All the data should be repeated exactly. Any image in it is left out.
## start Information supplied
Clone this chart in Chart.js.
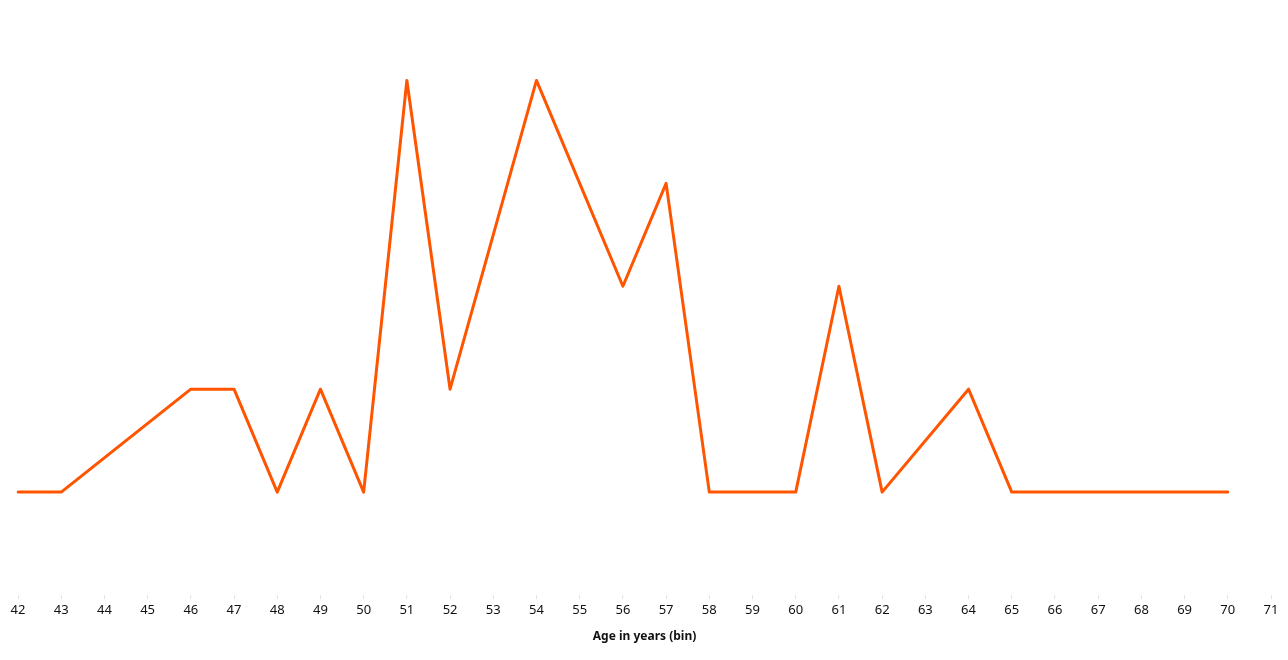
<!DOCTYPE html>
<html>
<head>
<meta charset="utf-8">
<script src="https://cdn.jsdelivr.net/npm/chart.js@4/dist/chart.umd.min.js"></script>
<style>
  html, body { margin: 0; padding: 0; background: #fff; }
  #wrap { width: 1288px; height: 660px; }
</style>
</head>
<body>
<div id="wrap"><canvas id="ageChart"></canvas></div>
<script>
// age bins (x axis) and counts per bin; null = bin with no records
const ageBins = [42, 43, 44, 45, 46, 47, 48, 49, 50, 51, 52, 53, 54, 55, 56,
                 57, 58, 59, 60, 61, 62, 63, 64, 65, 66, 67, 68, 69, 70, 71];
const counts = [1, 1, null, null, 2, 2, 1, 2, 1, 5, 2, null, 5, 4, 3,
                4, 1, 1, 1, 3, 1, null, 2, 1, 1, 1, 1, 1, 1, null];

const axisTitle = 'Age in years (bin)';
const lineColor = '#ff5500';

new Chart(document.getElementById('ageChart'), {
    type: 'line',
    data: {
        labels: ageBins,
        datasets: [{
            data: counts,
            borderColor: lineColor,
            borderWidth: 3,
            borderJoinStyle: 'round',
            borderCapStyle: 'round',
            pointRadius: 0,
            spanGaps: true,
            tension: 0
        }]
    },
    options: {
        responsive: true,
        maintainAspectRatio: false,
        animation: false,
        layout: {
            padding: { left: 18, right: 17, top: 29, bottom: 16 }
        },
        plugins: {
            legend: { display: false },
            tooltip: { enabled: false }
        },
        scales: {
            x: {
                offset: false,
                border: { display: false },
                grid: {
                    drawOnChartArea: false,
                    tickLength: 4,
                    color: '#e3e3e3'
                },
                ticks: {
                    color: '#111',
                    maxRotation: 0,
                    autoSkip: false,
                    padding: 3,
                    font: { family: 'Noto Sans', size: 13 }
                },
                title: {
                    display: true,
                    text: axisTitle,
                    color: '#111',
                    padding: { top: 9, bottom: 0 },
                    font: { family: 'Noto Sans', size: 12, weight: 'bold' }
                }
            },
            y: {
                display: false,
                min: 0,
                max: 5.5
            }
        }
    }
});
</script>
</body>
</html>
## end Information supplied
- [The completed task]:
Clone this chart in Chart.js.
<!DOCTYPE html>
<html>
<head>
<meta charset="utf-8">
<script src="https://cdn.jsdelivr.net/npm/chart.js@4/dist/chart.umd.min.js"></script>
<style>
  html, body { margin: 0; padding: 0; background: #fff; }
  #wrap { width: 1288px; height: 660px; }
</style>
</head>
<body>
<div id="wrap"><canvas id="ageChart"></canvas></div>
<script>
// age bins (x axis) and counts per bin; null = bin with no records
const ageBins = [42, 43, 44, 45, 46, 47, 48, 49, 50, 51, 52, 53, 54, 55, 56,
                 57, 58, 59, 60, 61, 62, 63, 64, 65, 66, 67, 68, 69, 70, 71];
const counts = [1, 1, null, null, 2, 2, 1, 2, 1, 5, 2, null, 5, 4, 3,
                4, 1, 1, 1, 3, 1, null, 2, 1, 1, 1, 1, 1, 1, null];

const axisTitle = 'Age in years (bin)';
const lineColor = '#ff5500';

new Chart(document.getElementById('ageChart'), {
    type: 'line',
    data: {
        labels: ageBins,
        datasets: [{
            data: counts,
            borderColor: lineColor,
            borderWidth: 3,
            borderJoinStyle: 'round',
            borderCapStyle: 'round',
            pointRadius: 0,
            spanGaps: true,
            tension: 0
        }]
    },
    options: {
        responsive: true,
        maintainAspectRatio: false,
        animation: false,
        layout: {
            padding: { left: 18, right: 17, top: 29, bottom: 16 }
        },
        plugins: {
            legend: { display: false },
            tooltip: { enabled: false }
        },
        scales: {
            x: {
                offset: false,
                border: { display: false },
                grid: {
                    drawOnChartArea: false,
                    tickLength: 4,
                    color: '#e3e3e3'
                },
                ticks: {
                    color: '#111',
                    maxRotation: 0,
                    autoSkip: false,
                    padding: 3,
                    font: { family: 'Noto Sans', size: 13 }
                },
                title: {
                    display: true,
                    text: axisTitle,
                    color: '#111',
                    padding: { top: 9, bottom: 0 },
                    font: { family: 'Noto Sans', size: 12, weight: 'bold' }
                }
            },
            y: {
                display: false,
                min: 0,
                max: 5.5
            }
        }
    }
});
</script>
</body>
</html>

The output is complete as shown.